• _DIRECTIONS FOR THIS TASK_
Give the number of lines below that contain the word "seaborn", and nothing else.

#### DATA PROVIDED ####

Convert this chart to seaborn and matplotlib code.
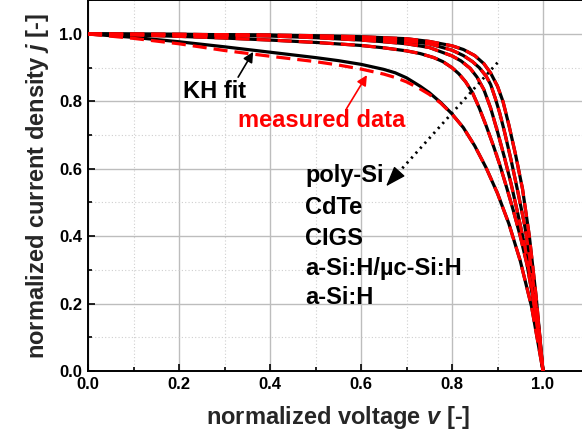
import matplotlib
matplotlib.use("Agg")
import matplotlib.pyplot as plt
import seaborn as sns
import numpy as np
from matplotlib.ticker import MultipleLocator

# Normalized J-V curves: KH fit (solid) and measured data (dashed)
v_polysi = [0.0, 0.1, 0.2, 0.3, 0.4, 0.5, 0.6, 0.65, 0.7, 0.75, 0.8, 0.825, 0.85,
            0.87, 0.885, 0.9, 0.912, 0.925, 0.94, 0.955, 0.97, 0.985, 1.0]
j_polysi = [1.0, 0.9995, 0.999, 0.998, 0.997, 0.995, 0.992, 0.989, 0.986, 0.978,
            0.965, 0.954, 0.936, 0.912, 0.884, 0.845, 0.8, 0.73, 0.64, 0.54,
            0.4, 0.22, 0.0]

v_cdte = [0.0, 0.2, 0.4, 0.6, 0.7, 0.75, 0.8, 0.825, 0.845, 0.86, 0.875, 0.885,
          0.895, 0.905, 0.915, 0.93, 0.945, 0.96, 0.975, 0.99, 1.0]
j_cdte = [1.0, 0.999, 0.996, 0.988, 0.979, 0.971, 0.952, 0.936, 0.918, 0.9, 0.875,
          0.85, 0.81, 0.765, 0.712, 0.625, 0.53, 0.43, 0.3, 0.14, 0.0]

v_cigs = [0.0, 0.2, 0.4, 0.5, 0.6, 0.65, 0.7, 0.75, 0.8, 0.82, 0.84, 0.855, 0.87,
          0.885, 0.9, 0.915, 0.93, 0.945, 0.96, 0.975, 0.99, 1.0]
j_cigs = [1.0, 0.998, 0.994, 0.989, 0.982, 0.977, 0.971, 0.96, 0.935, 0.92, 0.898,
          0.872, 0.835, 0.78, 0.71, 0.635, 0.555, 0.465, 0.37, 0.25, 0.11, 0.0]

v_micro = [0.0, 0.1, 0.2, 0.3, 0.4, 0.5, 0.6, 0.65, 0.7, 0.73, 0.76, 0.78, 0.8,
           0.815, 0.83, 0.845, 0.86, 0.875, 0.89, 0.905, 0.92, 0.935, 0.95,
           0.965, 0.98, 0.99, 1.0]
j_micro = [1.0, 0.997, 0.993, 0.988, 0.982, 0.975, 0.966, 0.959, 0.95, 0.942, 0.93,
           0.918, 0.9, 0.882, 0.858, 0.826, 0.78, 0.728, 0.672, 0.612, 0.545,
           0.475, 0.4, 0.315, 0.2, 0.105, 0.0]

v_asi = [0.0, 0.1, 0.2, 0.3, 0.4, 0.5, 0.55, 0.6, 0.65, 0.675, 0.7, 0.73, 0.75,
         0.775, 0.8, 0.825, 0.85, 0.875, 0.9, 0.925, 0.95, 0.975, 1.0]
j_asi_fit = [1.0, 0.99, 0.977, 0.962, 0.946, 0.93, 0.921, 0.91, 0.895, 0.885, 0.87,
             0.845, 0.826, 0.797, 0.763, 0.722, 0.668, 0.603, 0.527, 0.437, 0.327,
             0.19, 0.0]
j_asi_meas = [1.0, 0.987, 0.971, 0.951, 0.934, 0.918, 0.908, 0.896, 0.881, 0.871,
              0.858, 0.837, 0.821, 0.795, 0.762, 0.722, 0.668, 0.603, 0.527, 0.437,
              0.327, 0.19, 0.0]

cells = ["poly-Si", "CdTe", "CIGS", "a-Si:H/µc-Si:H", "a-Si:H"]

fit_curves = [(v_polysi, j_polysi), (v_cdte, j_cdte), (v_cigs, j_cigs),
              (v_micro, j_micro), (v_asi, j_asi_fit)]
meas_curves = [(v_polysi, j_polysi), (v_cdte, j_cdte), (v_cigs, j_cigs),
               (v_micro, j_micro), (v_asi, j_asi_meas)]

sns.set_theme(style="ticks")
plt.rcParams["font.family"] = ["Liberation Sans", "DejaVu Sans"]
plt.rcParams["font.weight"] = "bold"
plt.rcParams["mathtext.fontset"] = "custom"
plt.rcParams["mathtext.rm"] = "Liberation Sans:bold"
plt.rcParams["mathtext.it"] = "Liberation Sans:italic:bold"

fig = plt.figure(figsize=(5.82, 4.36), dpi=100)
ax = fig.add_axes([88 / 582, 65 / 436, 500.5 / 582, 370.7 / 436])

for vv, jj in fit_curves:
    sns.lineplot(x=vv, y=jj, ax=ax, color="black", lw=2.3, sort=False,
                 estimator=None, zorder=3)
for vv, jj in meas_curves:
    sns.lineplot(x=vv, y=jj, ax=ax, color="#ff0000", lw=2.3, sort=False,
                 estimator=None, zorder=4, linestyle=(0, (4.4, 2.2)))

ax.set_xlim(0, 1.1)
ax.set_ylim(0, 1.1)
ax.xaxis.set_minor_locator(MultipleLocator(0.1))
ax.yaxis.set_minor_locator(MultipleLocator(0.1))
ticks = np.arange(0, 1.01, 0.2)
ax.set_xticks(ticks)
ax.set_yticks(ticks)
ax.set_xticklabels([f"{t:.1f}" for t in ticks])
ax.set_yticklabels([f"{t:.1f}" for t in ticks])

ax.grid(which="major", color="#bdbdbd", lw=1.0, ls="-")
ax.grid(which="minor", color="#cfcfcf", lw=0.8, ls=(0, (1, 2)))
ax.set_axisbelow(True)

ax.tick_params(which="both", direction="in", colors="black", labelsize=12,
               width=1.2, pad=4)
ax.tick_params(which="major", length=5)
ax.tick_params(which="minor", length=3)
for lab in ax.get_xticklabels() + ax.get_yticklabels():
    lab.set_fontweight("bold")
for s in ax.spines.values():
    s.set_color("black")
    s.set_linewidth(1.4)

ax.set_xlabel(r"normalized voltage $\mathit{v}$ [-]", fontsize=17,
              fontweight="bold", labelpad=9)
ax.set_ylabel(r"normalized current density $\mathit{j}$ [-]", fontsize=17,
              fontweight="bold", labelpad=6)

# annotations
ax.annotate("", xy=(0.363, 0.947), xytext=(0.33, 0.872),
            arrowprops=dict(arrowstyle="-|>", color="black", lw=1.2,
                            mutation_scale=15, shrinkA=0, shrinkB=0))
ax.text(0.209, 0.81, "KH fit", fontsize=17, fontweight="bold",
        color="black", va="baseline", ha="left")

ax.annotate("", xy=(0.613, 0.878), xytext=(0.568, 0.778),
            arrowprops=dict(arrowstyle="-|>", color="#ff0000", lw=1.2,
                            mutation_scale=15, shrinkA=0, shrinkB=0))
ax.text(0.33, 0.724, "measured data", fontsize=17, fontweight="bold",
        color="#ff0000", va="baseline", ha="left")

# dotted trend arrow: dotted shaft plus a solid head
tail = (0.9, 0.915)
tip = (0.655, 0.548)
neck = (tip[0] + 0.09 * (tail[0] - tip[0]), tip[1] + 0.09 * (tail[1] - tip[1]))
ax.plot([tail[0], neck[0]], [tail[1], neck[1]], color="black", lw=2.0,
        ls=(0, (0.8, 1.6)), zorder=5)
ax.annotate("", xy=tip, xytext=neck,
            arrowprops=dict(arrowstyle="-|>,head_length=0.45,head_width=0.16",
                            color="black", lw=1.0, mutation_scale=28,
                            shrinkA=0, shrinkB=0), zorder=5)

label_base = [0.561, 0.466, 0.374, 0.286, 0.2]
for name, yy in zip(cells, label_base):
    ax.text(0.477, yy, name, fontsize=17, fontweight="bold", color="black",
            va="baseline", ha="left")

fig.savefig("out.png", dpi=100)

####

• _RESULT_
2